=== Raw data ===
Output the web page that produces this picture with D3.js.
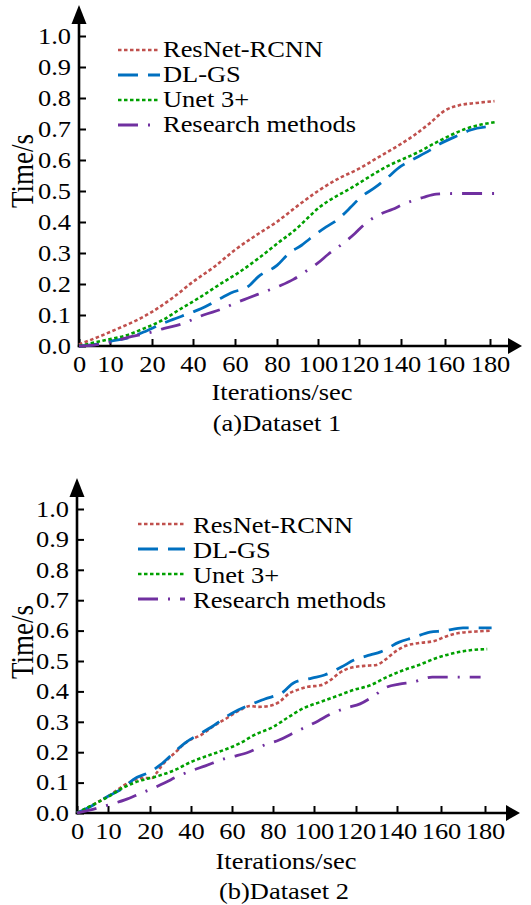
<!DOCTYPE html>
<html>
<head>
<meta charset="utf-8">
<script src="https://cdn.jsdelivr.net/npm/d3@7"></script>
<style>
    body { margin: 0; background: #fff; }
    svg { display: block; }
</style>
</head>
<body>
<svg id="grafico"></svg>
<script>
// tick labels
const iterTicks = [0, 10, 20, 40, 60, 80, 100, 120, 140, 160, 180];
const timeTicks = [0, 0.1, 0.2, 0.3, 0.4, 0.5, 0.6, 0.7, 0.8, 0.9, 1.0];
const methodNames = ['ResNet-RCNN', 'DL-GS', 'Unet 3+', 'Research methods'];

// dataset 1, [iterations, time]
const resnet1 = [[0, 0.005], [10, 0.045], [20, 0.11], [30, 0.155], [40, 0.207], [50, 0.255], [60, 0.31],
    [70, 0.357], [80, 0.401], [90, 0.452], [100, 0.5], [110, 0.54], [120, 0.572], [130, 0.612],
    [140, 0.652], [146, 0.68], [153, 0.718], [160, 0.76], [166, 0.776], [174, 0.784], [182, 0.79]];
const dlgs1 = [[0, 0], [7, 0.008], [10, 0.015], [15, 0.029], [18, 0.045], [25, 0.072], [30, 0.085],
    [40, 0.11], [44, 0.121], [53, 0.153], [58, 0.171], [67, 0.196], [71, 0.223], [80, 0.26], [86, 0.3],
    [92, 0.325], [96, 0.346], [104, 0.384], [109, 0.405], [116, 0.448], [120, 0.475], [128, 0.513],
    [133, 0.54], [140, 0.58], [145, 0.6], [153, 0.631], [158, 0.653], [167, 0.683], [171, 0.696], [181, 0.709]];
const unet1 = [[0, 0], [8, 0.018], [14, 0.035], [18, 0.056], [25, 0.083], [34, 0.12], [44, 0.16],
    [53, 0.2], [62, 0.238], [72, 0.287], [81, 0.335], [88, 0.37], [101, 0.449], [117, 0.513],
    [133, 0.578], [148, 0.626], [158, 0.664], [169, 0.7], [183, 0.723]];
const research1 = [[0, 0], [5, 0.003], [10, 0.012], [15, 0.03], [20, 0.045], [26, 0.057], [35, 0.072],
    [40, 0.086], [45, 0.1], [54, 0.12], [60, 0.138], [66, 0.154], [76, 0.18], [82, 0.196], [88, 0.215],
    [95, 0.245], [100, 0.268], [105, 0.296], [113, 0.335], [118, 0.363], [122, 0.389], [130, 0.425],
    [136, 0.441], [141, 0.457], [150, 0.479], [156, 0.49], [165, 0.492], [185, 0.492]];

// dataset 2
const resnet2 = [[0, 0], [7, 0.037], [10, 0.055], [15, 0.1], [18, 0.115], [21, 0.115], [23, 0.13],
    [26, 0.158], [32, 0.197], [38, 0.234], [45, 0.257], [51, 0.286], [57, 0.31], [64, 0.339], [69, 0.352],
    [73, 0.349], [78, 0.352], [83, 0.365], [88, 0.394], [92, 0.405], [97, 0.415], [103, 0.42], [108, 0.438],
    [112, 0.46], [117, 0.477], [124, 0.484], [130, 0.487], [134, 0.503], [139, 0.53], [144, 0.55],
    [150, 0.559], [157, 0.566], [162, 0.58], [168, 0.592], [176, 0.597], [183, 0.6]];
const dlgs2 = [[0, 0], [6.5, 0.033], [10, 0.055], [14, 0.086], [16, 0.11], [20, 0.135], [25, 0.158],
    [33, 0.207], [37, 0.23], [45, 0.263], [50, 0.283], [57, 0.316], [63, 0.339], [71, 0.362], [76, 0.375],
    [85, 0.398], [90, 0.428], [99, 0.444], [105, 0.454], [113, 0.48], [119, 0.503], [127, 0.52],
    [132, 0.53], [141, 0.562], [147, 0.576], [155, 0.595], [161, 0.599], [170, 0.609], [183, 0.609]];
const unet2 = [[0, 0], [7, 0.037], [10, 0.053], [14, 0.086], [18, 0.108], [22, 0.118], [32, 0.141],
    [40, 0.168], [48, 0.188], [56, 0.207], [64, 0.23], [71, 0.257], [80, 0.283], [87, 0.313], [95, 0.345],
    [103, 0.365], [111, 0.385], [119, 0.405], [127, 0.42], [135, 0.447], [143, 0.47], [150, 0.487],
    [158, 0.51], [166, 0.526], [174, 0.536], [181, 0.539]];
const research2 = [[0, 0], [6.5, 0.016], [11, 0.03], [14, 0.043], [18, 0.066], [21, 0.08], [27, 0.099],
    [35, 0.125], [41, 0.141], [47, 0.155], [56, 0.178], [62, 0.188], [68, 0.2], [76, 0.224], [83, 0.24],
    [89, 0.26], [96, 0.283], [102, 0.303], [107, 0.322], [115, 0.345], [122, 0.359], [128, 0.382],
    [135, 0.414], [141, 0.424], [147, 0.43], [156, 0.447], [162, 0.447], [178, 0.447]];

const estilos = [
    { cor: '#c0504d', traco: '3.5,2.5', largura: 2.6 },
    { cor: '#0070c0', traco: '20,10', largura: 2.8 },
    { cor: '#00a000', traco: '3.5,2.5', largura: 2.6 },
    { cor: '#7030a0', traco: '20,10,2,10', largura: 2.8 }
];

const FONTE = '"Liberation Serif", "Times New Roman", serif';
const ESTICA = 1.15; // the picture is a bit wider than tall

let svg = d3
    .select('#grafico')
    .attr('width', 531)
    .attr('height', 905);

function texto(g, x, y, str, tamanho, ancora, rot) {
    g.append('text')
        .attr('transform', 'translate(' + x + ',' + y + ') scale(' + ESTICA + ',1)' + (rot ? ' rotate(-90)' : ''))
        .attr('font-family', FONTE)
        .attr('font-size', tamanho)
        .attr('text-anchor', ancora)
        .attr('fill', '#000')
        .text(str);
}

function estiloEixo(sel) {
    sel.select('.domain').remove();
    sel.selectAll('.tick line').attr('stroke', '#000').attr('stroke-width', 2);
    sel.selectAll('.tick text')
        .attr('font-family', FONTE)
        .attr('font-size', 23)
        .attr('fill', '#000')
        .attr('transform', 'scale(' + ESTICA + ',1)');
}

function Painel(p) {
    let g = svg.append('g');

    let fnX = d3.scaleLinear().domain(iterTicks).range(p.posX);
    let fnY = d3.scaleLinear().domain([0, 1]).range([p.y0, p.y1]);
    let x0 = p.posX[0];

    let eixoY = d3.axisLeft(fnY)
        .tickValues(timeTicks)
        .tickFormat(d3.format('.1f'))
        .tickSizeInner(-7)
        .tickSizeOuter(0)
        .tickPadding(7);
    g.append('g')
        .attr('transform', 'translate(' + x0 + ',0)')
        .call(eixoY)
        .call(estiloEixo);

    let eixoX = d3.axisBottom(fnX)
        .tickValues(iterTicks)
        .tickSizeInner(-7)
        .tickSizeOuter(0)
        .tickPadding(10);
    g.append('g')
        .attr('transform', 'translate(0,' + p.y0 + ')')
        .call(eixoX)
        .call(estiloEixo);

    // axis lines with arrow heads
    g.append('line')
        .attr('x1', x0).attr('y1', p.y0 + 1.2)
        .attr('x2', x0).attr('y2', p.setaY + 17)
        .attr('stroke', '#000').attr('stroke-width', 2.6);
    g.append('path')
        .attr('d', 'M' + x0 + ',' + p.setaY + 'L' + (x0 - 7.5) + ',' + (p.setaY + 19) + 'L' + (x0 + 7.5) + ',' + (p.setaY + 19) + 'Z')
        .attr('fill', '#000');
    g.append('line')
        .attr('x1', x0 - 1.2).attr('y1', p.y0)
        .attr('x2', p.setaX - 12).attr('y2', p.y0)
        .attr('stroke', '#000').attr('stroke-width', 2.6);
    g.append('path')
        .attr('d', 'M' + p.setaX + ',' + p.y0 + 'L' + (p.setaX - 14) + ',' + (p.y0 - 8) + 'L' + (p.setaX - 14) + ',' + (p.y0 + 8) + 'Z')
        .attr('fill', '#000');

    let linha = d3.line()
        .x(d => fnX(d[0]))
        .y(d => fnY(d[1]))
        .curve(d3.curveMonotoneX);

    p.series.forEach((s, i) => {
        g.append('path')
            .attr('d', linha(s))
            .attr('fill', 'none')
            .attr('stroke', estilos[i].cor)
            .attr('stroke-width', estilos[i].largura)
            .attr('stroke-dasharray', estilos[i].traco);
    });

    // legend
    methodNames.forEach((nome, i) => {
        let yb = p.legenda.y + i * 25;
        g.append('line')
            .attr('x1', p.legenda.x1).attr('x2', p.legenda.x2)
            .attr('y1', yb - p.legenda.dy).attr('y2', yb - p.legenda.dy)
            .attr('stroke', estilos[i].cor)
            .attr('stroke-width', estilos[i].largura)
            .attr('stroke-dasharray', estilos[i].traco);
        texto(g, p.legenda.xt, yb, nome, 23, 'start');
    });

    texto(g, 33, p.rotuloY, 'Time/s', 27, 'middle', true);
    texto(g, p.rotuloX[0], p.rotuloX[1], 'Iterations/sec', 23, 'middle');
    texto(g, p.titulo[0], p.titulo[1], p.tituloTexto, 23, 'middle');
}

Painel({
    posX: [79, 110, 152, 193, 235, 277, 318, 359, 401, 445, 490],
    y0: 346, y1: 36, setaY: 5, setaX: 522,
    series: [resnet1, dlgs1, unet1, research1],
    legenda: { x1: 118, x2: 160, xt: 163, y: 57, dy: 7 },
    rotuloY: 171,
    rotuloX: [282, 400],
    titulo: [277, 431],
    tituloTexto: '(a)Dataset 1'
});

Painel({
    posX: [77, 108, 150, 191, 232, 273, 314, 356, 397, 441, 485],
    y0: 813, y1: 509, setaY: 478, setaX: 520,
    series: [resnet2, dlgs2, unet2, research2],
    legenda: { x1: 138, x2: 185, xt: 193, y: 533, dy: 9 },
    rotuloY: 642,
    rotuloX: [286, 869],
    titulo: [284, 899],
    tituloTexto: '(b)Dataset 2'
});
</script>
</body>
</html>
===
_Instructions for the task_. Write out, word for word, the lines from the start of the data through the one holding "const methodNames = ['ResNet-RCNN', 'DL-GS', 'Unet". Omit pictures.

_Exercise solution_.
Output the web page that produces this picture with D3.js.
<!DOCTYPE html>
<html>
<head>
<meta charset="utf-8">
<script src="https://cdn.jsdelivr.net/npm/d3@7"></script>
<style>
    body { margin: 0; background: #fff; }
    svg { display: block; }
</style>
</head>
<body>
<svg id="grafico"></svg>
<script>
// tick labels
const iterTicks = [0, 10, 20, 40, 60, 80, 100, 120, 140, 160, 180];
const timeTicks = [0, 0.1, 0.2, 0.3, 0.4, 0.5, 0.6, 0.7, 0.8, 0.9, 1.0];
const methodNames = ['ResNet-RCNN', 'DL-GS', 'Unet 3+', 'Research methods'];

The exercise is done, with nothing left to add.